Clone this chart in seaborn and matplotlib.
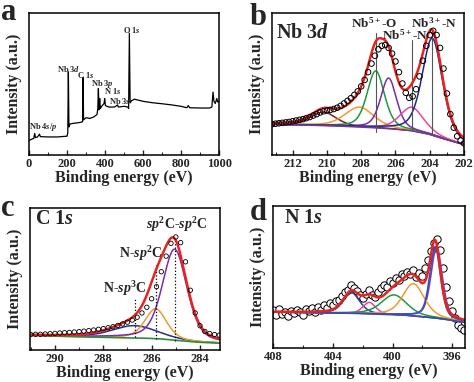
import numpy as np
import pandas as pd
import seaborn as sns
import matplotlib.pyplot as plt
from matplotlib.ticker import MultipleLocator

sns.set_style("ticks")
plt.rcParams['font.family'] = ['Liberation Serif', 'DejaVu Serif']
plt.rcParams['font.weight'] = 'bold'
plt.rcParams['mathtext.fontset'] = 'custom'
plt.rcParams['mathtext.rm'] = 'Liberation Serif:bold'
plt.rcParams['mathtext.it'] = 'Liberation Serif:italic:bold'
plt.rcParams['mathtext.bf'] = 'Liberation Serif:bold'

# ---- (a) survey spectrum ----
survey_ev = [0, 8, 15, 25, 30, 34, 45, 55, 60, 100, 150, 195, 200, 204, 207, 210, 215,
             230, 260, 280, 282, 284.5, 287, 300, 320, 340, 355, 358, 362, 365, 368, 372,
             375, 380, 385, 395, 398, 402, 420, 450, 466, 470, 500, 520, 524, 528, 532,
             540, 555, 600, 650, 700, 750, 800, 830, 838, 845, 900, 950, 962, 968, 973,
             980, 988, 993, 1000]
survey_int = [10.5, 11.0, 11.5, 12.0, 15.5, 12.5, 13.0, 15.0, 13.2, 13.0, 13.0, 13.5, 13.5,
              16.0, 58.7, 20.0, 22.0, 22.5, 23.0, 23.5, 24.0, 54.7, 25.0, 26.5, 26.0, 27.0,
              28.5, 29.0, 33.0, 47.0, 32.0, 40.0, 33.0, 34.0, 35.0, 36.5, 40.0, 35.0, 34.0,
              34.0, 35.5, 34.0, 34.5, 34.0, 33.0, 85.7, 37.0, 38.5, 39.5, 38.0, 37.0, 36.3,
              35.5, 34.5, 33.5, 35.0, 33.5, 33.3, 33.3, 34.0, 44.5, 38.0, 36.5, 40.0, 37.5,
              38.0]
survey_labels = ["Nb 4$s$/$p$", "Nb 3$d$", "C 1$s$", "Nb 3$p$", "N 1$s$", "Nb 3$s$", "O 1$s$"]
survey_ticks = [0, 200, 400, 600, 800, 1000]

# ---- (b) Nb 3d ----
nb_ev = [213.2, 213.0, 212.8, 212.6, 212.4, 212.2, 212.0, 211.8, 211.6, 211.4, 211.2,
         211.0, 210.8, 210.6, 210.4, 210.2, 210.0, 209.8, 209.6, 209.4, 209.2, 209.0,
         208.8, 208.6, 208.4, 208.2, 208.0, 207.8, 207.6, 207.4, 207.2, 207.0, 206.8,
         206.6, 206.4, 206.2, 206.0, 205.8, 205.6, 205.4, 205.2, 205.0, 204.8, 204.6,
         204.4, 204.2, 204.0, 203.8, 203.6, 203.4, 203.2, 203.0, 202.8, 202.6, 202.4,
         202.2, 202.0]
nb_int = [22.0, 22.3, 22.6, 22.9, 23.2, 23.5, 24.0, 24.5, 25.0, 25.5, 26.2, 27.0, 28.0,
          29.0, 30.2, 31.0, 31.6, 32.0, 32.6, 33.5, 34.8, 36.5, 38.3, 40.2, 42.5, 45.0,
          48.5, 53.0, 58.5, 64.5, 70.0, 74.5, 77.0, 77.5, 75.5, 71.5, 66.0, 58.5, 50.5,
          44.0, 40.5, 41.5, 46.5, 55.5, 66.5, 77.0, 84.5, 87.5, 84.5, 75.5, 61.0, 43.5,
          29.0, 19.5, 13.5, 10.5, 8.5]
nb_bkg_ev = [202.0, 203.0, 204.0, 205.0, 206.0, 207.0, 209.0, 211.0, 213.2]
nb_bkg_int = [7.6, 11.0, 14.8, 17.3, 18.5, 19.3, 20.5, 21.3, 21.8]
nb_centers = [210.2, 208.1, 207.15, 206.4, 205.05, 203.85]
nb_heights = [9.5, 14.0, 40.0, 35.5, 16.5, 68.0]
nb_fwhm = [1.75, 2.0, 1.2, 1.1, 1.65, 1.4]
nb_colors = ['#8B1C1C', '#F39A2E', '#1E9A3C', '#7A2DA6', '#E8479E', '#1F2A8F']
nb_peak_names = ["Nb$^{5+}$-O", "Nb$^{5+}$-N", "Nb$^{3+}$-N"]
nb_peak_ev = [207.15, 205.06, 203.85]
nb_ticks = [212, 210, 208, 206, 204, 202]

# ---- (c) C 1s ----
c_ev = [291.0, 290.8, 290.6, 290.4, 290.2, 290.0, 289.8, 289.6, 289.4, 289.2, 289.0,
        288.8, 288.6, 288.4, 288.2, 288.0, 287.8, 287.6, 287.4, 287.2, 287.0, 286.8,
        286.6, 286.4, 286.2, 286.0, 285.8, 285.6, 285.4, 285.2, 285.0, 284.8, 284.6,
        284.4, 284.2, 284.0, 283.8, 283.6, 283.4, 283.2]
c_int = [10.8, 11.0, 11.0, 11.2, 11.4, 11.6, 11.9, 12.1, 12.3, 12.6, 12.9, 13.2, 13.6,
         14.0, 14.5, 15.0, 15.6, 16.3, 17.2, 18.3, 19.5, 21.0, 23.0, 26.0, 30.0, 36.0,
         44.5, 55.0, 66.0, 75.0, 79.5, 75.5, 62.0, 42.0, 26.0, 17.0, 13.0, 11.5, 10.8,
         10.4]
c_bkg_ev = [283.17, 284.0, 284.5, 285.0, 285.5, 286.0, 287.0, 289.0, 291.03]
c_bkg_int = [4.7, 5.3, 6.0, 6.8, 7.6, 8.1, 8.5, 9.2, 10.2]
c_centers = [286.7, 285.83, 285.05]
c_heights = [8.7, 21.0, 64.0]
c_fwhm = [2.2, 1.05, 1.2]
c_colors = ['#25308F', '#F39A2E', '#7A2DB0']
c_peak_names = ["N-$sp^3$C", "N-$sp^2$C", "$sp^2$C-$sp^2$C"]
c_ticks = [290, 288, 286, 284]

# ---- (d) N 1s ----
n_ev = [408.0, 407.8, 407.6, 407.4, 407.2, 407.0, 406.8, 406.6, 406.4, 406.2, 406.0,
        405.8, 405.6, 405.4, 405.2, 405.0, 404.8, 404.6, 404.4, 404.2, 404.0, 403.8,
        403.6, 403.4, 403.2, 403.0, 402.8, 402.6, 402.4, 402.2, 402.0, 401.8, 401.6,
        401.4, 401.2, 401.0, 400.8, 400.6, 400.4, 400.2, 400.0, 399.8, 399.6, 399.4,
        399.2, 399.0, 398.8, 398.6, 398.4, 398.2, 398.0, 397.8, 397.6, 397.4, 397.2,
        397.0, 396.8, 396.6, 396.4, 396.2, 396.0, 395.8, 395.6, 395.4, 395.2]
n_int = [26.5, 23.5, 27.5, 24.0, 25.5, 22.8, 26.0, 24.5, 27.0, 25.0, 23.5, 27.5, 26.0,
         28.5, 25.5, 29.0, 27.0, 30.5, 28.5, 31.5, 30.0, 33.0, 34.0, 36.5, 39.5, 41.0,
         44.0, 42.5, 40.0, 37.0, 35.5, 38.0, 40.5, 37.5, 36.0, 39.5, 42.0, 44.5, 43.0,
         47.0, 45.5, 49.5, 48.0, 52.0, 50.5, 53.5, 52.0, 55.0, 50.0, 53.0, 50.5, 56.0,
         62.0, 68.0, 74.0, 76.5, 69.0, 56.0, 43.0, 33.0, 26.0, 21.0, 16.5, 14.0, 12.5]
n_bkg_ev = [395.15, 396.0, 397.0, 399.0, 402.0, 408.0]
n_bkg_int = [18.0, 19.5, 21.0, 23.0, 24.3, 25.3]
n_centers = [402.75, 401.55, 399.9, 398.6, 397.15]
n_heights = [14.5, 8.0, 14.0, 22.7, 50.0]
n_fwhm = [1.3, 1.0, 2.0, 1.7, 0.85]
n_colors = ['#2A3A9E', '#E8479E', '#1E9A3C', '#F39A2E', '#3050C8']
n_ticks = [408, 404, 400, 396]


def pvoigt(x, c, h, fwhm, eta=0.4):
    s = fwhm / 2.3548
    g = np.exp(-(x - c) ** 2 / (2 * s * s))
    l = 1.0 / (1.0 + ((x - c) / (fwhm / 2)) ** 2)
    return h * ((1 - eta) * g + eta * l)


def style_axis(ax, xlim, ticks, minor):
    ax.set_xticks(ticks, labels=[str(t) for t in ticks], fontweight='bold', fontsize=9)
    ax.xaxis.set_minor_locator(MultipleLocator(minor))
    ax.set_xlim(*xlim)
    ax.set_ylim(0, 100)
    ax.set_yticks([])
    ax.tick_params(axis='x', which='major', direction='in', length=3.5, width=1, pad=2)
    ax.tick_params(axis='x', which='minor', direction='in', length=2, width=0.8)
    for sp in ax.spines.values():
        sp.set_visible(True)
        sp.set_linewidth(1.1)
        sp.set_color('black')
    ax.set_xlabel("Binding energy (eV)", fontsize=11.5, fontweight='bold', labelpad=0)
    ax.set_ylabel("Intensity (a.u.)", fontsize=11.5, fontweight='bold', labelpad=5)


def draw_fit(ax, grid, bkg, centers, heights, fwhm, colors, lw=1.1):
    total = bkg.copy()
    for c, h, w, col in zip(centers, heights, fwhm, colors):
        comp = pvoigt(grid, c, h, w)
        total = total + comp
        sns.lineplot(x=grid, y=bkg + comp, ax=ax, color=col, lw=lw,
                     estimator=None, sort=False)
    return total


fig = plt.figure(figsize=(4.74, 3.82), dpi=100)
ax_a = fig.add_axes([0.0612, 0.593, 0.401, 0.373])
ax_b = fig.add_axes([0.574, 0.593, 0.405, 0.373])
ax_c = fig.add_axes([0.0633, 0.084, 0.401, 0.372])
ax_d = fig.add_axes([0.576, 0.089, 0.405, 0.372])

# (a)
sns.lineplot(x=survey_ev, y=survey_int, ax=ax_a, color='black', lw=0.9,
             estimator=None, sort=False)
style_axis(ax_a, (0, 1000), survey_ticks, 100)
a_lab_pos = [(2, 20), (146, 61), (250, 56.5), (326, 50), (392, 45.5), (420, 38.5), (496, 88)]
for txt, (x, y) in zip(survey_labels, a_lab_pos):
    ax_a.text(x, y, txt, fontsize=6, fontweight='bold', ha='left', va='center')

# (b)
grid_b = np.linspace(202.0, 213.2, 400)
bkg_b = np.interp(grid_b, nb_bkg_ev, nb_bkg_int)
env_b = draw_fit(ax_b, grid_b, bkg_b, nb_centers, nb_heights, nb_fwhm, nb_colors)
sns.lineplot(x=grid_b, y=bkg_b, ax=ax_b, color='#6A3D8F', lw=1.1, estimator=None, sort=False)
for e, y0, y1 in zip(nb_peak_ev, [16.5, 18.0, 14.5], [86, 81, 89]):
    sns.lineplot(x=[e, e], y=[y0, y1], ax=ax_b, color='#555555', lw=0.8,
                 estimator=None, sort=False)
sns.lineplot(x=grid_b, y=env_b, ax=ax_b, color='#E8231F', lw=1.8, estimator=None, sort=False)
sns.scatterplot(x=nb_ev, y=nb_int, ax=ax_b, marker='o', s=16, facecolor='none',
                edgecolor='black', linewidth=0.7, zorder=5)
style_axis(ax_b, (213.2, 202.0), nb_ticks, 1)
ax_b.text(0.02, 0.86, "Nb 3$d$", transform=ax_b.transAxes, fontsize=14.5,
          ha='left', va='center')
for txt, (x, y) in zip(nb_peak_names, [(207.25, 92.5), (205.45, 84), (203.75, 93)]):
    ax_b.text(x, y, txt, fontsize=9.5, ha='center', va='center')

# (c)
grid_c = np.linspace(283.17, 291.03, 400)
bkg_c = np.interp(grid_c, c_bkg_ev, c_bkg_int)
env_c = draw_fit(ax_c, grid_c, bkg_c, c_centers, c_heights, c_fwhm, c_colors)
sns.lineplot(x=grid_c, y=bkg_c, ax=ax_c, color='#2E8B3E', lw=1.2, estimator=None, sort=False)
for e, y0, y1 in zip(c_centers, [8.9, 7.7, 6.5], [36.5, 61.5, 78]):
    sns.lineplot(x=[e, e], y=[y0, y1], ax=ax_c, color='black', lw=0.9, ls=':',
                 estimator=None, sort=False)
sns.lineplot(x=grid_c, y=env_c, ax=ax_c, color='#E8231F', lw=1.8, estimator=None, sort=False)
sns.scatterplot(x=c_ev, y=c_int, ax=ax_c, marker='o', s=10, facecolor='none',
                edgecolor='black', linewidth=0.6, zorder=5)
style_axis(ax_c, (291.03, 283.17), c_ticks, 1)
ax_c.text(0.026, 0.92, "C 1$s$", transform=ax_c.transAxes, fontsize=14.5,
          ha='left', va='center')
for txt, (x, y) in zip(c_peak_names, [(287.1, 43), (286.45, 67.5), (284.97, 88.5)]):
    ax_c.text(x, y, txt, fontsize=10, ha='center', va='center')

# (d)
grid_d = np.linspace(395.15, 408.0, 400)
bkg_d = np.interp(grid_d, n_bkg_ev, n_bkg_int)
sns.lineplot(x=grid_d, y=bkg_d + pvoigt(grid_d, 397.05, 50.0, 0.9), ax=ax_d,
             color='#7F3FA0', lw=1.2, estimator=None, sort=False)
env_d = draw_fit(ax_d, grid_d, bkg_d, n_centers, n_heights, n_fwhm, n_colors)
sns.lineplot(x=grid_d, y=bkg_d, ax=ax_d, color='#3050B0', lw=1.2, estimator=None, sort=False)
sns.scatterplot(x=n_ev, y=n_int, ax=ax_d, marker='o', s=28, facecolor='white',
                edgecolor='black', linewidth=0.7, zorder=1)
sns.lineplot(x=grid_d, y=env_d, ax=ax_d, color='#E8231F', lw=1.8, estimator=None, sort=False)
style_axis(ax_d, (408.0, 395.15), n_ticks, 2)
ax_d.text(0.056, 0.917, "N 1$s$", transform=ax_d.transAxes, fontsize=14.5,
          ha='left', va='center')

# panel letters
for letter, (x, y) in zip("abcd", [(0.002, 0.947), (0.527, 0.935), (0.002, 0.435), (0.527, 0.425)]):
    fig.text(x, y, letter, fontsize=22, fontweight='bold', ha='left', va='baseline')

fig.savefig("out.png", dpi=100)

::::::::::

Directions for this task: Give again, word for word, every line from the top of the data above to the line holding "plt.rcParams['mathtext.bf'] = 'Liberation", inclusive, with the pictures left out.

Result for this task:
Clone this chart in seaborn and matplotlib.
import numpy as np
import pandas as pd
import seaborn as sns
import matplotlib.pyplot as plt
from matplotlib.ticker import MultipleLocator

sns.set_style("ticks")
plt.rcParams['font.family'] = ['Liberation Serif', 'DejaVu Serif']
plt.rcParams['font.weight'] = 'bold'
plt.rcParams['mathtext.fontset'] = 'custom'
plt.rcParams['mathtext.rm'] = 'Liberation Serif:bold'
plt.rcParams['mathtext.it'] = 'Liberation Serif:italic:bold'
plt.rcParams['mathtext.bf'] = 'Liberation Serif:bold'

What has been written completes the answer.